When asked if companies should build, buy, or borrow talent, Mr Healy commented: “Globally, 50% of the workforce in organisations are full-time and the rest are temporary workers; unlike in India where organisations prefer to hire full-time employees. The India market is a build-and-buy market for talent. Here, the requirement is more skewed toward full-time talent; therefore, organisations focus on building full-time talent and are going into Tier 2 and 3 cities to build a talent pool.”

Mr Healy identified the online talent community as a market in which India is lagging behind in its talent acquisition strategy: “The entire online talent community is what India is underestimating right now. In India, you have exceptional talent. There is also a focus on repatriating people back into the country, which means there are more people in India with skills that are in high demand as they have experience in international business having worked in different countries across the globe.”

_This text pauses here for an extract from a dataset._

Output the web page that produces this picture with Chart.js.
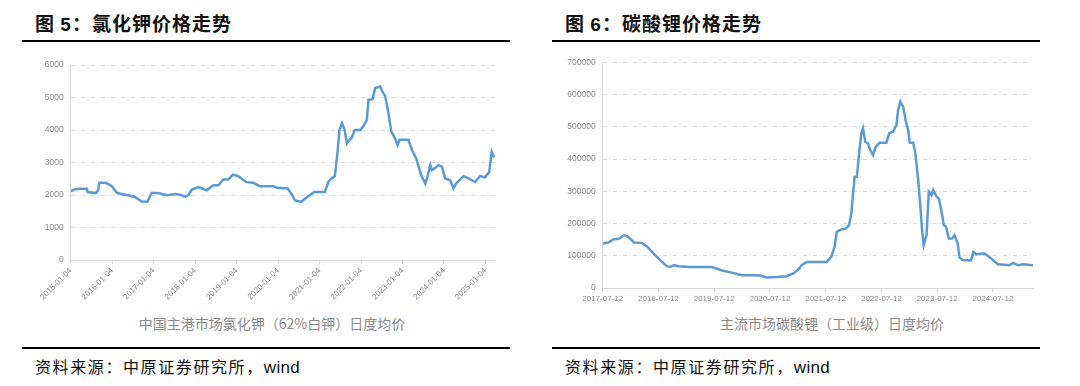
<!DOCTYPE html>
<html>
<head>
<meta charset="utf-8">
<script src="https://cdn.jsdelivr.net/npm/chart.js@4.4.1/dist/chart.umd.min.js"></script>
<style>
  html, body { margin: 0; padding: 0; background: #fff; }
  body { width: 1080px; height: 386px; position: relative; overflow: hidden; font-family: "Noto Sans CJK SC", sans-serif; }
  .title { position: absolute; top: 12px; font-size: 19px; font-weight: bold; color: #111; line-height: 22px; white-space: nowrap; letter-spacing: 1px; }
  .title .num { font-family: "Liberation Sans", Arial, sans-serif; font-weight: bold; }
  .rule { position: absolute; height: 2px; background: #000; }
  .src { position: absolute; top: 356px; font-size: 16px; color: #111; line-height: 20px; white-space: nowrap; letter-spacing: 1.6px; }
  .src .en { font-family: "Liberation Sans", Arial, sans-serif; letter-spacing: 0.3px; font-size: 17px; }
  .axt { position: absolute; top: 313px; font-size: 14px; color: #8a8a8a; line-height: 20px; white-space: nowrap; transform: translateX(-50%); }
  .cv { position: absolute; }
</style>
</head>
<body>
<div class="title" style="left:35px">图 <span class="num">5</span>：氯化钾价格走势</div>
<div class="rule" style="left:22px; width:488px; top:40px"></div>
<div class="title" style="left:565px">图 <span class="num">6</span>：碳酸锂价格走势</div>
<div class="rule" style="left:552px; width:488px; top:40px"></div>

<div class="cv" style="left:0px; top:50px; width:520px; height:255px"><canvas id="c1"></canvas></div>
<div class="cv" style="left:540px; top:50px; width:540px; height:260px"><canvas id="c2"></canvas></div>

<div class="axt" style="left:272px">中国主港市场氯化钾（62%白钾）日度均价</div>
<div class="axt" style="left:832px">主流市场碳酸锂（工业级）日度均价</div>

<div class="rule" style="left:22px; width:488px; top:347px"></div>
<div class="src" style="left:35px">资料来源：中原证券研究所，<span class="en">wind</span></div>
<div class="rule" style="left:552px; width:488px; top:347px"></div>
<div class="src" style="left:565px">资料来源：中原证券研究所，<span class="en">wind</span></div>

<script>
// ---- Chart 5: potassium chloride (time in fractional years) ----
const kclTime = [2015.00,2015.10,2015.20,2015.39,2015.41,2015.61,2015.66,2015.69,2015.85,2015.99,
  2016.12,2016.35,2016.55,2016.71,2016.85,2016.95,2017.11,2017.32,2017.52,2017.64,2017.76,2017.84,2017.92,
  2018.08,2018.28,2018.44,2018.56,2018.68,2018.80,2018.91,2019.04,2019.24,2019.40,2019.56,2019.89,2019.97,
  2020.23,2020.33,2020.41,2020.55,2020.73,2020.87,2021.13,2021.21,2021.29,2021.37,2021.43,2021.48,2021.54,
  2021.60,2021.66,2021.72,2021.77,2021.85,2021.98,2022.06,2022.14,2022.18,2022.28,2022.34,2022.46,2022.53,
  2022.58,2022.66,2022.73,2022.82,2022.88,2022.93,2023.14,2023.23,2023.33,2023.45,2023.55,2023.60,2023.67,
  2023.71,2023.79,2023.87,2023.95,2024.03,2024.15,2024.23,2024.29,2024.39,2024.47,2024.59,2024.75,2024.87,
  2024.99,2025.09,2025.15,2025.21];
const kclPrice = [2120,2170,2190,2190,2090,2060,2150,2375,2375,2270,
  2060,2000,1940,1800,1790,2060,2060,1990,2030,2010,1940,2000,2165,
  2240,2145,2300,2300,2480,2480,2625,2580,2395,2375,2270,2270,2220,
  2200,2010,1830,1790,1960,2095,2095,2400,2510,2580,3280,4000,4210,
  4025,3590,3690,3745,4000,4000,4125,4310,4930,4950,5290,5340,5140,
  5055,4520,3950,3745,3540,3700,3700,3385,3125,2610,2350,2560,2920,
  2765,2840,2920,2870,2510,2455,2200,2350,2475,2580,2510,2400,2580,
  2545,2710,3330,3160];
const kclTickPos = [2015,2016,2017,2018,2019,2020,2021,2022,2023,2024,2025];
const kclTickLabels = ["2015-01-04","2016-01-04","2017-01-04","2018-01-04","2019-01-04","2020-01-04",
  "2021-01-04","2022-01-04","2023-01-04","2024-01-04","2025-01-04"];

// ---- Chart 6: lithium carbonate (time in fractional years) ----
const liTime = [2017.53,2017.63,2017.72,2017.83,2017.91,2017.99,2018.09,2018.23,2018.32,2018.44,2018.56,
  2018.68,2018.74,2018.81,2018.89,2019.09,2019.21,2019.33,2019.48,2019.57,2019.69,2019.87,2020.02,2020.23,
  2020.35,2020.47,2020.65,2020.83,2020.95,2021.04,2021.10,2021.19,2021.55,2021.63,2021.69,2021.73,2021.81,
  2021.89,2021.95,2021.99,2022.05,2022.09,2022.13,2022.17,2022.20,2022.24,2022.29,2022.33,2022.38,2022.43,
  2022.50,2022.62,2022.67,2022.74,2022.80,2022.83,2022.87,2022.92,2022.97,2023.01,2023.04,2023.10,2023.14,
  2023.19,2023.23,2023.26,2023.29,2023.34,2023.38,2023.43,2023.46,2023.52,2023.56,2023.61,2023.65,2023.69,
  2023.74,2023.80,2023.84,2023.90,2023.93,2023.99,2024.14,2024.18,2024.23,2024.38,2024.50,2024.62,2024.83,
  2024.89,2024.98,2025.07,2025.25];
const liPrice = [138000,141000,150600,153700,164000,158700,141300,140000,129800,107100,86300,
  67700,65500,70800,67700,65500,64900,65500,65500,60500,53200,47000,39800,39800,
  38900,32600,34000,36600,45000,57400,70800,81000,81000,96600,127600,174200,181600,
  184000,195000,231000,345000,345000,417700,479800,495300,453700,448800,428000,412000,438000,
  450600,450600,479800,484800,505600,552000,578000,562400,515800,490000,450600,450600,417700,
  334800,251900,179500,132900,164000,298400,288000,303700,283000,278000,236300,195000,190000,
  153700,153700,164000,138000,94700,86300,86300,112100,105000,107000,91600,73900,70800,
  78000,70800,73900,70800];
const liTickPos = [2017.53,2018.53,2019.53,2020.53,2021.53,2022.53,2023.53,2024.53];
const liTickLabels = ["2017-07-12","2018-07-12","2019-07-12","2020-07-12","2021-07-12","2022-07-12",
  "2023-07-12","2024-07-12"];

const GRID = '#d9d9d9';
const TICKC = '#8a8a8a';

function makeChart(id, times, values, tickPos, tickLabels, cfg) {
  const data = times.map((t, i) => ({ x: t, y: values[i] }));
  return new Chart(document.getElementById(id), {
    type: 'line',
    data: { datasets: [{ data, borderColor: '#5b9bd5', borderWidth: 2.5, pointRadius: 0, tension: 0, fill: false }] },
    options: {
      responsive: true, maintainAspectRatio: false, animation: false,
      layout: { padding: cfg.padding },
      plugins: { legend: { display: false }, tooltip: { enabled: false } },
      scales: {
        x: {
          type: 'linear', min: cfg.xmin, max: cfg.xmax,
          afterBuildTicks: s => { s.ticks = tickPos.map(v => ({ value: v })); },
          afterFit: s => { s.height = cfg.xh; },
          ticks: { autoSkip: false, minRotation: cfg.rot, maxRotation: cfg.rot, padding: cfg.xpad,
                   color: TICKC, font: { family: 'Liberation Sans', size: 8 },
                   callback: (v, i) => tickLabels[i] },
          grid: { drawOnChartArea: false, drawTicks: true, tickLength: 4, color: GRID, lineWidth: 1 },
          border: { display: true, color: GRID, width: 1 }
        },
        y: {
          min: 0, max: cfg.ymax,
          afterBuildTicks: s => { const t = []; for (let v = 0; v <= cfg.ymax; v += cfg.ystep) t.push({ value: v }); s.ticks = t; },
          afterFit: s => { s.width = cfg.yw; },
          ticks: { padding: 7, color: TICKC, font: { family: 'Liberation Sans', size: 8.5 }, callback: v => String(v) },
          grid: { drawTicks: false, lineWidth: 1, color: c => (c.tick && c.tick.value === 0) ? 'rgba(0,0,0,0)' : GRID },
          border: { display: true, color: GRID, width: 1, dash: [4, 2.5, 1, 2.5] }
        }
      }
    }
  });
}

makeChart('c1', kclTime, kclPrice, kclTickPos, kclTickLabels,
  { padding: { left: 0, top: 15, right: 25, bottom: 0 }, xmin: 2015.0, xmax: 2025.23, xh: 45, rot: 45, xpad: 2,
    ymax: 6000, ystep: 1000, yw: 70.7 });
makeChart('c2', liTime, liPrice, liTickPos, liTickLabels,
  { padding: { left: 0, top: 12.3, right: 47, bottom: 0 }, xmin: 2017.53, xmax: 2025.25, xh: 22, rot: 0, xpad: 2,
    ymax: 700000, ystep: 100000, yw: 62.7 });
</script>
</body>
</html>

“Many of them may not, for instance, want to brave the Bangalore traffic every day; they may want to work from home, instead. If HR managers are only worried about the company next door that has been poaching its workforce, that’s not enough. I would challenge that and tell them they have more competition than they realise.”

“The war for talent will only get worse as HR managers now have more battlefronts that they are fighting on, and not just with their local competition. They could lose their employees to other organisations from India and abroad that offer opportunities to work online for them. The online talent community is growing, and the people that HR managers are competing with for talent are not all in India, they are all over the world,” Mr Healy concluded.